Low temperature, rapid and controllable growth of highly crystalline ZnO nanostructures via a diluent hydrolytic process and its application to transparent super-wetting films

Abstract

One-dimensional ZnO nanospike arrays were prepared on substrates via a low temperature rapid water bath growth method based on the diluent of a nearly saturated solution. Commercial ZnO powder, NaOH and water were the source chemical reagents, without other reacting additives during the whole experimental process. Detailed structural and spectral characterization reveals the high crystallinity of the as-grown ZnO nanostructures, despite the fast growth process. The microstructure and crystalline states can be tailored via the appropriate control of variables such as reaction time, growth temperature and the dilution ratio of the near-saturated solution. The ZnO nanospike arrays contribute to the formation of a transparent superhydrophobic film as a result of their gradient refractive index structure and the ultra-low solid–liquid contact area under wetting conditions.
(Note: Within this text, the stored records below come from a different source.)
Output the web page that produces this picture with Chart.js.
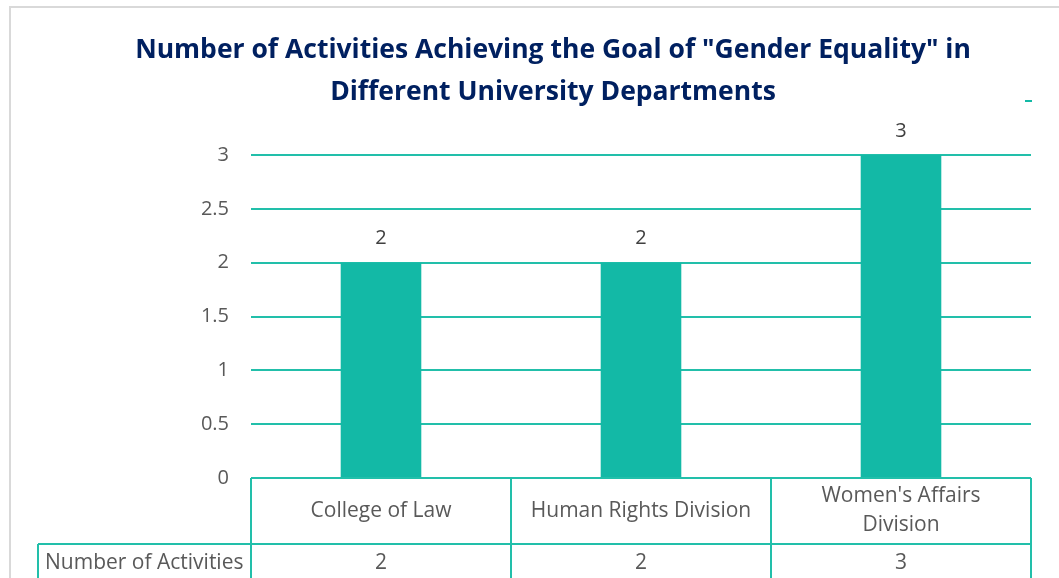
<!DOCTYPE html>
<html lang="en">
<head>
  <meta charset="UTF-8">
  <title>Gender Equality Activities</title>
  <style>
    html, body { margin: 0; padding: 0; background: #fff; }
    canvas { display: block; }
  </style>
</head>
<body>
  <canvas id="barChart" width="1059" height="578"></canvas>

  <script src="https://cdn.jsdelivr.net/npm/chart.js"></script>
  <script>
    // Data
    const categories = ['College of Law', 'Human Rights Division', "Women's Affairs Division"];
    const activityCounts = [2, 2, 3];
    const seriesName = 'Number of Activities';
    const yTicks = [0, 0.5, 1, 1.5, 2, 2.5, 3];
    const titleLines = ['Number of Activities Achieving the Goal of "Gender Equality" in', 'Different University Departments'];

    const teal = '#13B9A6';
    const lineTeal = '#22BFAA';
    const textGray = '#595959';
    const fontFamily = '"Open Sans", "Noto Sans", sans-serif';

    // wrap a label into lines that fit a width
    function wrapText(ctx, text, maxWidth) {
      const words = text.split(' ');
      const lines = [];
      let line = '';
      words.forEach(w => {
        const test = line ? line + ' ' + w : w;
        if (ctx.measureText(test).width > maxWidth && line) {
          lines.push(line);
          line = w;
        } else {
          line = test;
        }
      });
      if (line) lines.push(line);
      return lines;
    }

    // outer frame of the chart box, title and small legend stub
    const framePlugin = {
      id: 'frame',
      beforeDraw(chart) {
        const ctx = chart.ctx;
        ctx.save();
        ctx.strokeStyle = '#D9D9D9';
        ctx.lineWidth = 2;
        ctx.beginPath();
        ctx.moveTo(10, 600);
        ctx.lineTo(10, 7);
        ctx.lineTo(1100, 7);
        ctx.stroke();
        ctx.fillStyle = teal;
        ctx.fillRect(1025, 100, 7, 2);

        // title - centred on the full chart box, which runs past the page edge
        ctx.font = 'bold 26.5px ' + fontFamily;
        ctx.fillStyle = '#002060';
        ctx.textAlign = 'center';
        ctx.textBaseline = 'middle';
        titleLines.forEach((t, i) => ctx.fillText(t, 553, 50 + i * 42));
        ctx.restore();
      }
    };

    // value labels above bars
    const valueLabels = {
      id: 'valueLabels',
      afterDatasetsDraw(chart) {
        const ctx = chart.ctx;
        const meta = chart.getDatasetMeta(0);
        ctx.save();
        ctx.font = '20px ' + fontFamily;
        ctx.fillStyle = '#404040';
        ctx.textAlign = 'center';
        ctx.textBaseline = 'middle';
        meta.data.forEach((bar, i) => {
          ctx.fillText(String(chart.data.datasets[0].data[i]), bar.x, bar.y - 24);
        });
        ctx.restore();
      }
    };

    // data table under the plot
    const dataTable = {
      id: 'dataTable',
      afterDraw(chart) {
        const ctx = chart.ctx;
        const x = chart.scales.x;
        const area = chart.chartArea;
        const n = chart.data.labels.length;
        const cellW = (area.right - area.left) / n;
        const top = area.bottom;
        const rowH = 66;
        const mid = top + rowH;
        const bottom = chart.height + 10;
        const legendLeft = 38;

        ctx.save();
        ctx.strokeStyle = lineTeal;
        ctx.lineWidth = 2;
        ctx.beginPath();
        ctx.moveTo(area.left, top); ctx.lineTo(area.right, top);
        ctx.moveTo(legendLeft, mid); ctx.lineTo(area.right, mid);
        for (let i = 0; i <= n; i++) {
          const vx = area.left + i * cellW;
          ctx.moveTo(vx, top); ctx.lineTo(vx, bottom);
        }
        ctx.moveTo(legendLeft, mid); ctx.lineTo(legendLeft, bottom);
        ctx.stroke();

        ctx.font = '21px ' + fontFamily;
        ctx.fillStyle = textGray;
        ctx.textBaseline = 'middle';
        ctx.textAlign = 'center';
        chart.data.labels.forEach((label, i) => {
          const cx = x.getPixelForValue(i);
          const lines = wrapText(ctx, label, cellW - 30);
          const lh = 29;
          const y0 = top + rowH / 2 - (lines.length - 1) * lh / 2;
          lines.forEach((l, j) => ctx.fillText(l, cx, y0 + j * lh));
          ctx.fillText(String(chart.data.datasets[0].data[i]), cx, mid + 19);
        });
        ctx.textAlign = 'left';
        ctx.fillText(chart.data.datasets[0].label, legendLeft + 7, mid + 19);
        ctx.restore();
      }
    };

    const data = {
      labels: categories,
      datasets: [{
        label: seriesName,
        data: activityCounts,
        backgroundColor: teal,
        borderWidth: 0,
        categoryPercentage: 1,
        barPercentage: 0.31
      }]
    };

    const config = {
      type: 'bar',
      data: data,
      options: {
        responsive: false,
        animation: false,
        layout: {
          padding: { left: 0, right: 28, top: 155, bottom: 0 }
        },
        plugins: {
          legend: { display: false },
          tooltip: { enabled: false },
          title: { display: false }
        },
        scales: {
          x: {
            grid: { display: false },
            border: { display: false },
            ticks: { display: false },
            afterFit(scale) { scale.height = 100; }
          },
          y: {
            min: 0,
            max: 3,
            afterBuildTicks(scale) {
              scale.ticks = yTicks.map(v => ({ value: v }));
            },
            grid: { color: lineTeal, lineWidth: 2, drawTicks: false },
            border: { display: false },
            ticks: {
              color: textGray,
              font: { family: fontFamily, size: 20 },
              padding: 22,
              callback: v => String(v)
            },
            afterFit(scale) { scale.width = 251; }
          }
        }
      },
      plugins: [framePlugin, valueLabels, dataTable]
    };

    const barChart = new Chart(document.getElementById('barChart'), config);
  </script>
</body>
</html>
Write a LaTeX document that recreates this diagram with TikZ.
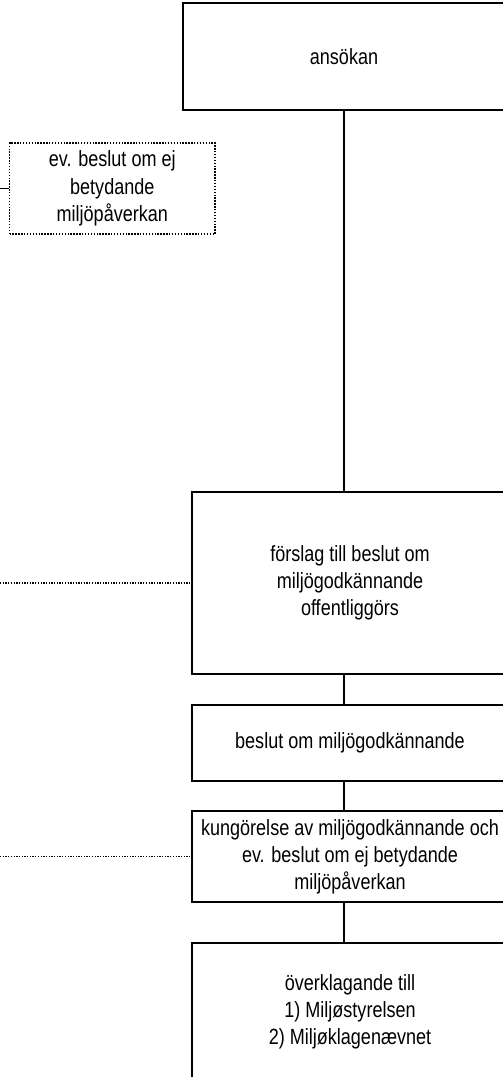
\documentclass[tikz,border=0pt]{standalone}
\usepackage{fontspec}
\setmainfont{Liberation Sans}[FakeStretch=0.82]
\begin{document}
\begin{tikzpicture}[x=1pt,y=-1pt,
  box/.style={draw=black,line width=1.6pt,inner sep=0pt,align=center,
    font=\fontsize{22}{27}\selectfont},
  dotbox/.style={draw=black,line width=1.4pt,dash pattern=on 1.4pt off 1.5pt,
    inner sep=0pt,align=center,font=\fontsize{22}{27.5}\selectfont},
  conn/.style={line width=1.6pt},
  dotline/.style={line width=1.3pt,dash pattern=on 1.3pt off 1.4pt}]
\clip (0,0) rectangle (503,1077);
\useasboundingbox (0,0) rectangle (503,1077);
\node[box,minimum width=322pt,minimum height=107pt] (ans) at (344,56.5) {ansökan};
\node[dotbox,minimum width=205.5pt,minimum height=91pt] (evb) at (112.3,188.5)
  {ev. beslut om ej\\betydande\\miljöpåverkan};
\node[box,minimum width=316pt,minimum height=182pt] (fors) at (350,583)
  {förslag till beslut om\\ miljögodkännande\\offentliggörs};
\node[box,minimum width=316pt,minimum height=76pt] (bes) at (350,743)
  {beslut om miljögodkännande};
\node[box,minimum width=316pt,minimum height=91pt] (kung) at (350,856.5)
  {kungörelse av miljögodkännande och\\ev. beslut om ej betydande\\miljöpåverkan};
\node[box,minimum width=316pt,minimum height=137pt] (over) at (350,1011.5)
  {överklagande till\\1) Miljøstyrelsen\\2) Miljøklagenævnet};
\coordinate (l0) at (0,188.5);
\coordinate (l1) at (0,583);
\coordinate (l2) at (0,856.5);
\draw[conn] (ans.south) -- (ans.south |- fors.north);
\draw[conn] (ans.south |- fors.south) -- (ans.south |- bes.north);
\draw[conn] (ans.south |- bes.south) -- (ans.south |- kung.north);
\draw[conn] (ans.south |- kung.south) -- (ans.south |- over.north);
\draw[conn] (l0) -- (evb.west);
\draw[dotline] (l1) -- (fors.west);
\draw[dotline] (l2) -- (kung.west);
\end{tikzpicture}
\end{document}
Besides, highly crystalline two-dimensional ZnO nanosheets and three-dimensional ZnO microflowers were also acquired via growth control. And the successful growth of ZnO on a curved surface extends its application to various engineering interfaces with different surface morphologies. What is more, the whole growth mechanism was explored through the analysis of products growing in solution and on substrates. This approach contains a series of advantages for the preparation of scaled ZnO nanostructures with high crystallization and uniformity, such as low cost, low temperature (lower than 80 °C), rapid reaction (shorter than 30 minutes) and ease of control, which endows this approach with potential for application in optoelectronic devices.